At this time of year, the northern Serengeti teems with wildebeest. This alone is an unforgettable sight – when the herds mass along the riverbanks in readiness to cross, the tension is palpable. Ahead lies the lure of fresh grazing – yet to reach it they must risk their lives in these treacherous waters where monstrous crocodiles lie in wait. If they survive the crocodiles, they still face the dangers of cliff-like river banks slick with mud and churned by the frantically scrambling wildebeest crushed together. Ever-present predators add to the dangers, and you can be sure of drama all round.

Our second day along the Mara had already provided some incredible sightings of other wildlife, and we were excited by the prospect of a potential river crossing. Mid-morning, we headed towards a likely spot, and were rewarded with the sight of several thousand wildebeest gathering along the far bank. This was a promising sight, and it was clear that they were building up the courage to literally take the plunge in their constant search for new grass. We waited just half an hour or so until the bravest animals led the charge down the bank and into the brown waters. This was the signal for the rest to follow, and soon we were watching the entire herd pour down the steep slopes into the river.

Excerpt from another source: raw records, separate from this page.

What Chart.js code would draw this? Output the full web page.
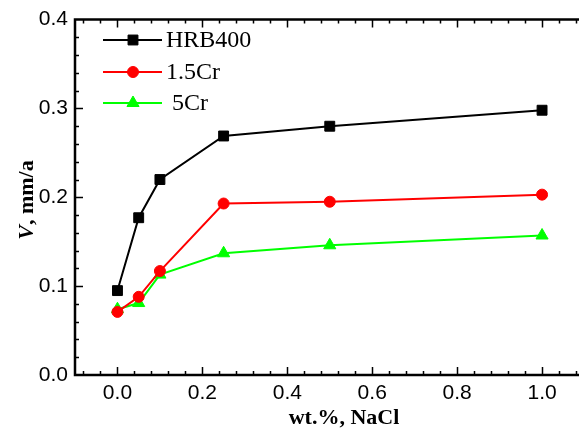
<!DOCTYPE html>
<html>
<head>
<meta charset="utf-8">
<script src="https://cdn.jsdelivr.net/npm/chart.js@4"></script>
<style>
html, body { margin: 0; padding: 0; background: #fff; overflow: hidden; }
</style>
</head>
<body>
<canvas id="myChart" width="579" height="432"></canvas>
<script>
// data
var nacl = [0, 0.05, 0.1, 0.25, 0.5, 1.0];
var hrb400 = [0.095, 0.177, 0.220, 0.269, 0.280, 0.298];
var cr15 = [0.071, 0.088, 0.117, 0.193, 0.195, 0.203];
var cr5 = [0.074, 0.081, 0.113, 0.137, 0.146, 0.157];
var seriesNames = ["HRB400", "1.5Cr", " 5Cr"];
var xTicks = [0, 0.2, 0.4, 0.6, 0.8, 1.0];
var yTicks = [0, 0.1, 0.2, 0.3, 0.4];

function toPoints(ys) {
    return nacl.map(function (x, i) { return { x: x, y: ys[i] }; });
}

function makeSet(label, ys, color, style, r) {
    return {
        label: label,
        data: toPoints(ys),
        borderColor: color,
        backgroundColor: color,
        borderWidth: 2,
        pointStyle: style,
        pointRadius: r,
        pointBorderWidth: 1,
        tension: 0
    };
}

// axis frame with inward ticks (the right side is cut off in the picture)
var framePlugin = {
    id: 'frame',
    afterDraw: function (chart) {
        var ctx = chart.ctx;
        var a = chart.chartArea;
        var xs = chart.scales.x, ys = chart.scales.y;
        ctx.save();
        ctx.strokeStyle = '#000';
        ctx.lineWidth = 2.5;
        ctx.beginPath();
        ctx.moveTo(a.right + 5, a.top);
        ctx.lineTo(a.left, a.top);
        ctx.lineTo(a.left, a.bottom);
        ctx.lineTo(a.right + 5, a.bottom);
        ctx.stroke();
        ctx.lineWidth = 1.5;
        ctx.beginPath();
        for (var i = -2; i <= 27; i++) {
            var v = i * 0.04;
            var len = (i % 5 == 0) ? 8 : 4;
            var px = Math.round(xs.getPixelForValue(v)) + 0.5;
            ctx.moveTo(px, a.bottom); ctx.lineTo(px, a.bottom - len);
            ctx.moveTo(px, a.top); ctx.lineTo(px, a.top + len);
        }
        for (var j = 1; j < 20; j++) {
            var w = j * 0.02;
            var l2 = (j % 5 == 0) ? 8 : 4;
            var py = Math.round(ys.getPixelForValue(w)) + 0.5;
            ctx.moveTo(a.left, py); ctx.lineTo(a.left + l2, py);
        }
        ctx.stroke();

        // axis titles
        ctx.fillStyle = '#000';
        ctx.font = 'bold 22px "Liberation Serif"';
        ctx.textAlign = 'center';
        ctx.textBaseline = 'alphabetic';
        ctx.fillText('wt.%, NaCl', 344, 424);

        ctx.translate(33, 200);
        ctx.rotate(-Math.PI / 2);
        ctx.font = 'italic bold 22px "Liberation Serif"';
        var wV = ctx.measureText('V').width;
        ctx.font = 'bold 22px "Liberation Serif"';
        var wRest = ctx.measureText(', mm/a').width;
        var start = -(wV + wRest) / 2;
        ctx.textAlign = 'left';
        ctx.font = 'italic bold 22px "Liberation Serif"';
        ctx.fillText('V', start, 0);
        ctx.font = 'bold 22px "Liberation Serif"';
        ctx.fillText(', mm/a', start + wV, 0);
        ctx.restore();
    }
};

// legend with line + marker samples
var legendPlugin = {
    id: 'lineLegend',
    afterDatasetsDraw: function (chart) {
        var ctx = chart.ctx;
        var rows = [40, 72, 103];
        ctx.save();
        chart.data.datasets.forEach(function (ds, i) {
            var y = rows[i];
            ctx.strokeStyle = ds.borderColor;
            ctx.fillStyle = ds.backgroundColor;
            ctx.lineWidth = 2;
            ctx.beginPath();
            ctx.moveTo(103, y);
            ctx.lineTo(162, y);
            ctx.stroke();
            ctx.lineWidth = 1;
            Chart.helpers.drawPoint(ctx, { pointStyle: ds.pointStyle, radius: ds.pointRadius, borderWidth: 1, rotation: 0 }, 133, y);
            ctx.fillStyle = '#000';
            ctx.font = '24px "Liberation Serif"';
            ctx.textBaseline = 'middle';
            ctx.textAlign = 'left';
            ctx.fillText(seriesNames[i], 166, y + 1);
        });
        ctx.restore();
    }
};

var tickFont = { family: '"Liberation Sans"', size: 21 };

new Chart('myChart', {
    type: 'line',
    data: {
        datasets: [
            makeSet('HRB400', hrb400, '#000000', 'rect', 7),
            makeSet('1.5Cr', cr15, '#ff0000', 'circle', 5.5),
            makeSet('5Cr', cr5, '#00ff00', 'triangle', 7)
        ]
    },
    options: {
        responsive: false,
        animation: false,
        devicePixelRatio: 1,
        layout: { autoPadding: false, padding: { top: 12, right: 0, left: 0, bottom: 0 } },
        plugins: {
            legend: { display: false },
            tooltip: { enabled: false }
        },
        scales: {
            x: {
                type: 'linear',
                min: -0.1,
                max: 1.087, // axis is cut at the picture edge
                afterBuildTicks: function (s) { s.ticks = xTicks.map(function (v) { return { value: v }; }); },
                afterFit: function (s) { s.height = 57; },
                grid: { display: false, drawTicks: false },
                border: { display: false },
                ticks: {
                    color: '#000', font: tickFont, padding: 6, maxRotation: 0, autoSkip: false,
                    callback: function (v) { return Number(v).toFixed(1); }
                }
            },
            y: {
                min: 0,
                max: 0.4,
                afterBuildTicks: function (s) { s.ticks = yTicks.map(function (v) { return { value: v }; }); },
                afterFit: function (s) { s.width = 75; },
                grid: { display: false, drawTicks: false },
                border: { display: false },
                ticks: {
                    color: '#000', font: tickFont, padding: 7,
                    callback: function (v) { return Number(v).toFixed(1); }
                }
            }
        }
    },
    plugins: [framePlugin, legendPlugin]
});
</script>
</body>
</html>
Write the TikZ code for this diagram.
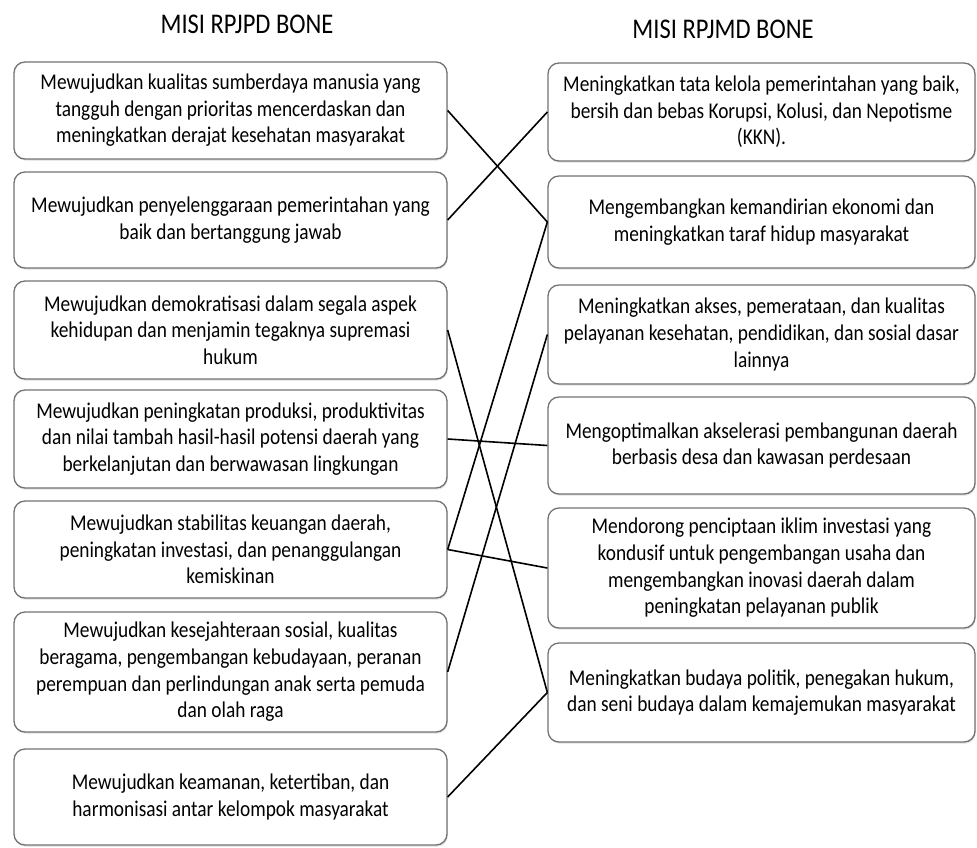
\documentclass[tikz,border=0pt]{standalone}
\usepackage{fontspec}
\setmainfont{Carlito}[FakeStretch=0.86]
\usetikzlibrary{shadows}

\begin{document}
\begin{tikzpicture}[x=1pt,y=-1pt]
\tikzstyle{every node}+=[inner sep=0pt]
\tikzstyle{misi}=[draw=black!55, line width=1.3pt, rounded corners=11pt, fill=white,
  align=center, font=\fontsize{22.5}{26.6}\selectfont,
  drop shadow={opacity=0.25, shadow xshift=0.8pt, shadow yshift=-1.6pt}]
\tikzstyle{kiri}=[misi, minimum width=433pt]
\tikzstyle{kanan}=[misi, minimum width=427pt]
\tikzstyle{judul}=[font=\fontsize{28.5}{32}\selectfont]
\tikzstyle{garis}=[black, line width=1.6pt]
\useasboundingbox (0,0) rectangle (977,848);
% judul
\node [judul] (jpd) at (247,24) {MISI RPJPD BONE};
\node [judul] (jmd) at (723,29) {MISI RPJMD BONE};
% misi RPJPD
\node [kiri, minimum height=97pt] (pd1) at (230.5,110.5) {Mewujudkan kualitas sumberdaya manusia yang\\tangguh dengan prioritas mencerdaskan dan\\meningkatkan derajat kesehatan masyarakat};
\node [kiri, minimum height=96pt] (pd2) at (230.5,220) {Mewujudkan penyelenggaraan pemerintahan yang\\baik dan bertanggung jawab};
\node [kiri, minimum height=98pt] (pd3) at (230.5,330) {Mewujudkan demokratisasi dalam segala aspek\\kehidupan dan menjamin tegaknya supremasi\\hukum};
\node [kiri, minimum height=98pt] (pd4) at (230.5,439) {Mewujudkan peningkatan produksi, produktivitas\\dan nilai tambah hasil-hasil potensi daerah yang\\berkelanjutan dan berwawasan lingkungan};
\node [kiri, minimum height=97pt] (pd5) at (230.5,549.5) {Mewujudkan stabilitas keuangan daerah,\\peningkatan investasi, dan penanggulangan\\kemiskinan};
\node [kiri, minimum height=120pt] (pd6) at (230.5,672) {Mewujudkan kesejahteraan sosial, kualitas\\beragama, pengembangan kebudayaan, peranan\\perempuan dan perlindungan anak serta pemuda\\dan olah raga};
\node [kiri, minimum height=96pt] (pd7) at (230.5,797) {Mewujudkan keamanan, ketertiban, dan\\harmonisasi antar kelompok masyarakat};
% misi RPJMD
\node [kanan, minimum height=98pt] (md1) at (761.5,112) {Meningkatkan tata kelola pemerintahan yang baik,\\bersih dan bebas Korupsi, Kolusi, dan Nepotisme\\(KKN).};
\node [kanan, minimum height=92pt] (md2) at (761.5,222) {Mengembangkan kemandirian ekonomi dan\\meningkatkan taraf hidup masyarakat};
\node [kanan, minimum height=99pt] (md3) at (761.5,334.5) {Meningkatkan akses, pemerataan, dan kualitas\\pelayanan kesehatan, pendidikan, dan sosial dasar\\lainnya};
\node [kanan, minimum height=97pt] (md4) at (761.5,445.5) {Mengoptimalkan akselerasi pembangunan daerah\\berbasis desa dan kawasan perdesaan};
\node [kanan, minimum height=120pt] (md5) at (761.5,568) {Mendorong penciptaan iklim investasi yang\\kondusif untuk pengembangan usaha dan\\mengembangkan inovasi daerah dalam\\peningkatan pelayanan publik};
\node [kanan, minimum height=99pt] (md6) at (761.5,692.5) {Meningkatkan budaya politik, penegakan hukum,\\dan seni budaya dalam kemajemukan masyarakat};
% keterkaitan
\draw [garis] (pd1.east) -- (md2.west);
\draw [garis] (pd2.east) -- (md1.west);
\draw [garis] (pd3.east) -- (md6.west);
\draw [garis] (pd4.east) -- (md4.west);
\draw [garis] (pd5.east) -- (md2.west);
\draw [garis] (pd5.east) -- (md5.west);
\draw [garis] (pd6.east) -- (md3.west);
\draw [garis] (pd7.east) -- (md6.west);
\end{tikzpicture}
\end{document}
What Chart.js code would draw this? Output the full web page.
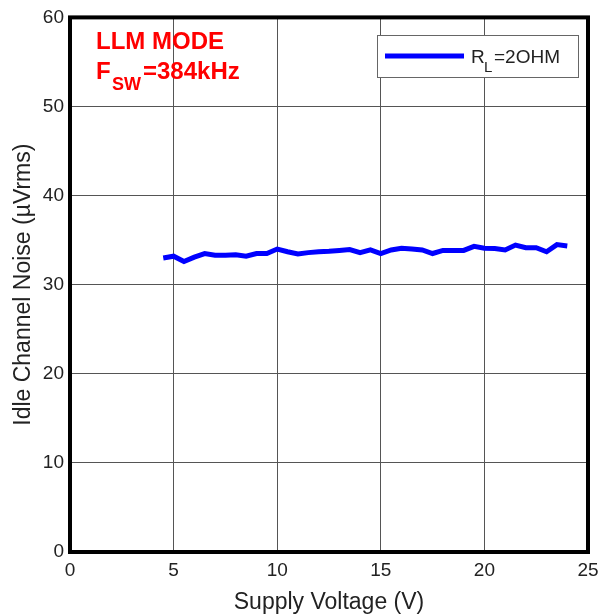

It’s one of the most spectacular sights imaginable, and the sheer noise and tension of this mass of tightly-packed animals swimming across and scrambling up the other side is unforgettable. Fortunately for these wildebeest, none of the crocodiles were feeding here, and the entire herd crossed unscathed. Often in these crossings of several thousand or so, some individuals are taken by the crocodiles and many more drown in the crush of bodies and flailing hooves so typical in the chaos. Further upstream we saw the surreal aftermath of such a crossing – hundreds of carcasses drifted with the currents and wedged up against the rocks, swirling in the eddies, with far too many casualties for the predators and scavengers to consume.